STEP Iron, a Chemistry of Iron Formation without CO2 Emission: Molten Carbonate Solubility and Electrochemistry of Iron Ore Impurities

The unexpected solubility of iron oxides in lithium carbonate electrolytes, coupled with facile charge transfer and a sharp decrease in iron electrolysis potentials with increasing temperature, provides a new route for iron production. Iron is formed without an extensive release of CO2 in a process compatible with the predominant naturally occurring iron oxide ore, hematite, Fe2O3. In this study, we demonstrate that iron is an effective cathode media and that nickel and iridium are effective anodes in the electrolytic formation of iron in molten carbonates, and each can sustain current densities of IA cm(-2).
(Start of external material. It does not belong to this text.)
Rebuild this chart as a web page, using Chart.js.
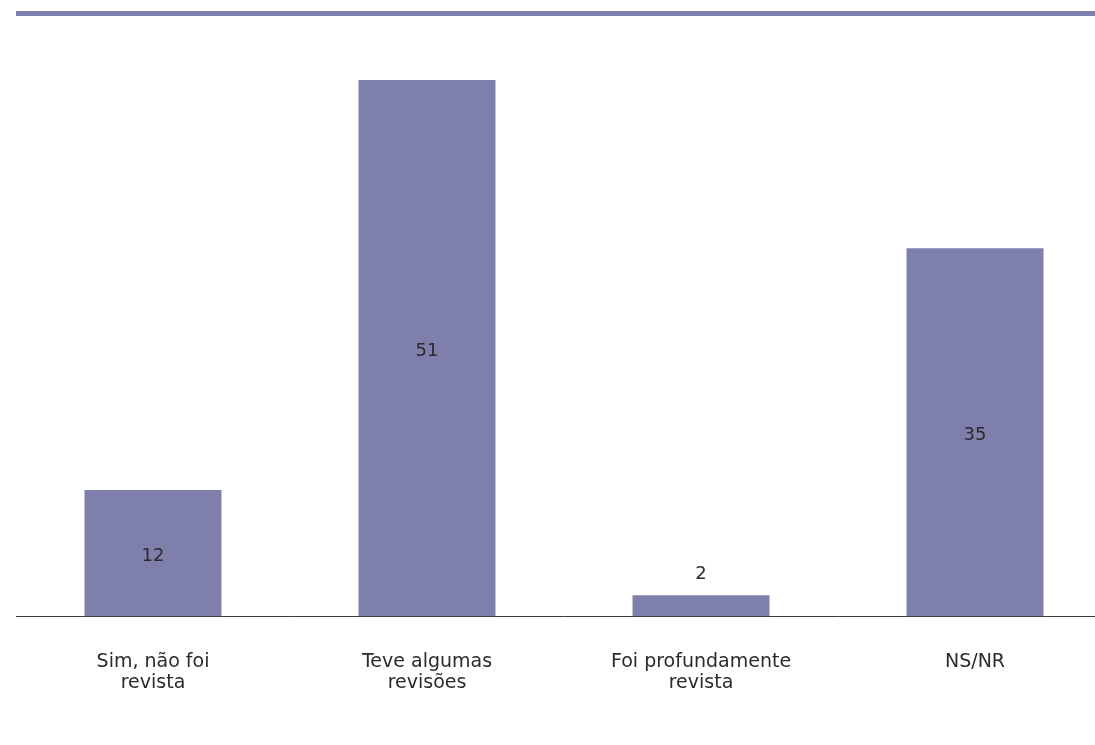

Silicate and aluminate impurities found in common iron ores are soluble in molten lithium carbonate and do not adversely affect the iron formation by electrolysis. The solubility of lithium oxide in molten carbonate is found to be unexpectedly high (similar to 50 mol %), and the presence of high concentrations of lithium oxide decreases the potential required for the electrolytic formation of iron or carbon. Iron, a basic commodity, currently accounts for the release of one-quarter of worldwide CO2 emissions by industry. The endothermic nature of the new synthesis route provides an effective vehicle for the solar efficient, CO2-free, production of iron as a STEP process.